La ilusión creada depende de la alineación de tres protagonistas: una fuente de luz distante, un objeto masivo frente a ella y un observador (como Eddington) sobre el tejido del espacio mismo. Tanto una estrella, como una galaxia, un cuásar o un cúmulo de galaxias pueden servir como fuente de luz. Pero también, al ser objetos masivos, son capaces de desviar la luz a su paso.
En la configuración más simple, cuando los tres protagonistas se encuentran alineados, el objeto masivo desviará la luz proveniente del emisor, produciendo una imagen del mismo en forma de anillo. Cualquier desalineación iluminará la imagen del objeto emisor de luz, la ampliará, duplicará o cuadruplicará, o incluso la estirará a lo largo de un círculo como un arco en forma de plátano.
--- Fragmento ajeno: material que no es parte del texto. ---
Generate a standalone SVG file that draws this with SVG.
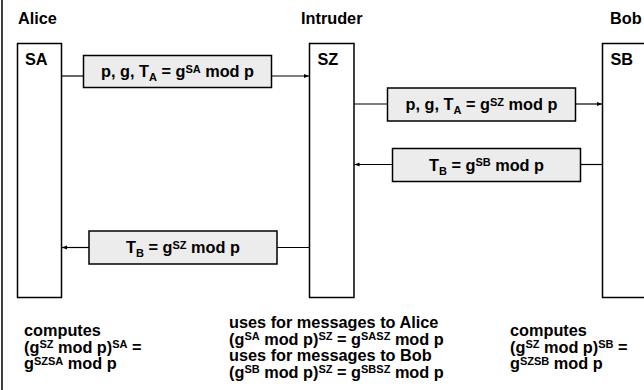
<svg xmlns="http://www.w3.org/2000/svg" width="644" height="390" viewBox="0 0 644 390">
<style>
text{font-family:"Liberation Sans",Arial,sans-serif;font-weight:bold;font-size:16.3px;fill:#000}
.s{font-size:11px}
.col{fill:#fff;stroke:#000;stroke-width:1.5}
.msg{fill:#ececec;stroke:#000;stroke-width:1.5}
.ln{stroke:#000;stroke-width:1.2;fill:none}
.mid{text-anchor:middle}
</style>
<defs>
<marker id="ah" markerWidth="6" markerHeight="6" refX="5" refY="3" orient="auto" markerUnits="userSpaceOnUse">
<path d="M0,1 L5,3 L0,5 Z" fill="#000"/>
</marker>
</defs>
<rect width="644" height="390" fill="#fff"/>
<line x1="2" y1="0" x2="2" y2="390" stroke="#000" stroke-width="1.5"/>

<g id="alice">
<text x="18" y="24">Alice</text>
<rect class="col" x="17.5" y="43.5" width="44" height="254"/>
<text x="25" y="65">SA</text>
</g>
<g id="intruder">
<text x="301" y="24">Intruder</text>
<rect class="col" x="309.5" y="43.5" width="44.5" height="254"/>
<text x="317.5" y="65">SZ</text>
</g>
<g id="bob">
<text x="610" y="24">Bob</text>
<rect class="col" x="602.5" y="43.5" width="60" height="254"/>
<text x="610.5" y="65">SB</text>
</g>

<g id="connectors">
<line class="ln" x1="61.5" y1="76" x2="83.5" y2="76"/>
<line class="ln" x1="271.5" y1="76" x2="309" y2="76" marker-end="url(#ah)"/>
<line class="ln" x1="354" y1="104" x2="387.5" y2="104"/>
<line class="ln" x1="575.5" y1="104" x2="602" y2="104" marker-end="url(#ah)"/>
<line class="ln" x1="602.5" y1="164.5" x2="580.5" y2="164.5"/>
<line class="ln" x1="392.5" y1="164.5" x2="354.5" y2="164.5" marker-end="url(#ah)"/>
<line class="ln" x1="309.5" y1="247.5" x2="277" y2="247.5"/>
<line class="ln" x1="89" y1="247.5" x2="62" y2="247.5" marker-end="url(#ah)"/>
</g>

<g id="msg1">
<rect class="msg" x="83.5" y="55.5" width="188" height="32"/>
<text class="mid" x="177.5" y="77">p, g, T<tspan class="s" dy="4">A</tspan><tspan dy="-4"> = g</tspan><tspan class="s" dy="-4.5">SA</tspan><tspan dy="4.5"> mod p</tspan></text>
</g>
<g id="msg2">
<rect class="msg" x="387.5" y="88" width="188" height="33"/>
<text class="mid" x="481.5" y="110">p, g, T<tspan class="s" dy="4">A</tspan><tspan dy="-4"> = g</tspan><tspan class="s" dy="-4.5">SZ</tspan><tspan dy="4.5"> mod p</tspan></text>
</g>
<g id="msg3">
<rect class="msg" x="392.5" y="148.5" width="188" height="33"/>
<text class="mid" x="486.5" y="170.5">T<tspan class="s" dy="4">B</tspan><tspan dy="-4"> = g</tspan><tspan class="s" dy="-4.5">SB</tspan><tspan dy="4.5"> mod p</tspan></text>
</g>
<g id="msg4">
<rect class="msg" x="89" y="231" width="188" height="33"/>
<text class="mid" x="183" y="253">T<tspan class="s" dy="4">B</tspan><tspan dy="-4"> = g</tspan><tspan class="s" dy="-4.5">SZ</tspan><tspan dy="4.5"> mod p</tspan></text>
</g>

<g id="alice-note">
<text x="24" y="336">computes</text>
<text x="24" y="352.5">(g<tspan class="s" dy="-4.5">SZ</tspan><tspan dy="4.5"> mod p)</tspan><tspan class="s" dy="-4.5">SA</tspan><tspan dy="4.5"> =</tspan></text>
<text x="24" y="369">g<tspan class="s" dy="-4.5">SZSA</tspan><tspan dy="4.5"> mod p</tspan></text>
</g>
<g id="intruder-note">
<text x="229" y="328">uses for messages to Alice</text>
<text x="229" y="344.5">(g<tspan class="s" dy="-4.5">SA</tspan><tspan dy="4.5"> mod p)</tspan><tspan class="s" dy="-4.5">SZ</tspan><tspan dy="4.5"> = g</tspan><tspan class="s" dy="-4.5">SASZ</tspan><tspan dy="4.5"> mod p</tspan></text>
<text x="229" y="361">uses for messages to Bob</text>
<text x="229" y="377.5">(g<tspan class="s" dy="-4.5">SB</tspan><tspan dy="4.5"> mod p)</tspan><tspan class="s" dy="-4.5">SZ</tspan><tspan dy="4.5"> = g</tspan><tspan class="s" dy="-4.5">SBSZ</tspan><tspan dy="4.5"> mod p</tspan></text>
</g>
<g id="bob-note">
<text x="510" y="336">computes</text>
<text x="510" y="352.5">(g<tspan class="s" dy="-4.5">SZ</tspan><tspan dy="4.5"> mod p)</tspan><tspan class="s" dy="-4.5">SB</tspan><tspan dy="4.5"> =</tspan></text>
<text x="510" y="369">g<tspan class="s" dy="-4.5">SZSB</tspan><tspan dy="4.5"> mod p</tspan></text>
</g>
</svg>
Con el tiempo, los sucesores de Eddington observarán su primer cuásar. Y pensarán que están viendo cuatro — una ilusión del lente gravitacional. Entonces notarán los arcos, los anillos, y todas las demás mentiras acromáticas. Más tarde, sin embargo, aprenderán cómo sacarle ventaja a tales “ilusiones.” Con ellas medirán el tamaño del Universo, su expansión y su aceleración. Y algún día, la misma herramienta les permitirá sugerir la existencia de una misteriosa entidad a la que llamarán materia oscura: una sustancia masiva e invisible que habita el Universo, y que también sería capaz de desviar la luz de un objeto detrás suyo, distorsionándolo, performando para la casa encantada y, al hacerlo, traicionando, si no su identidad, su silueta tentadora.
El 29 de marzo de 1919, a mediodía, las nubes habrán de hacerse a un lado finalmente, permitiéndole a Eddington avistar el sol a tiempo para el eclipse. Pronto estará demasiado ocupado colocando y cambiando sus placas fotográficas para observar el evento. Hará sus fotografías con fe, escribirá. Al final, habrá cambiado las placas un total de dieciséis veces. Las nubes habrán interferido siempre, excepto una ocasión.
Mientras Eddington trabajaba, todos los ingredientes se habrían alineado: la estrella, el sol, y su plato fotográfico. Un rayo de luz danzaría sobre las curvas formadas por el sol y su masivo cuerpo sobre la tela del espacio-tiempo. Uno de sus platos habría de capturarlo.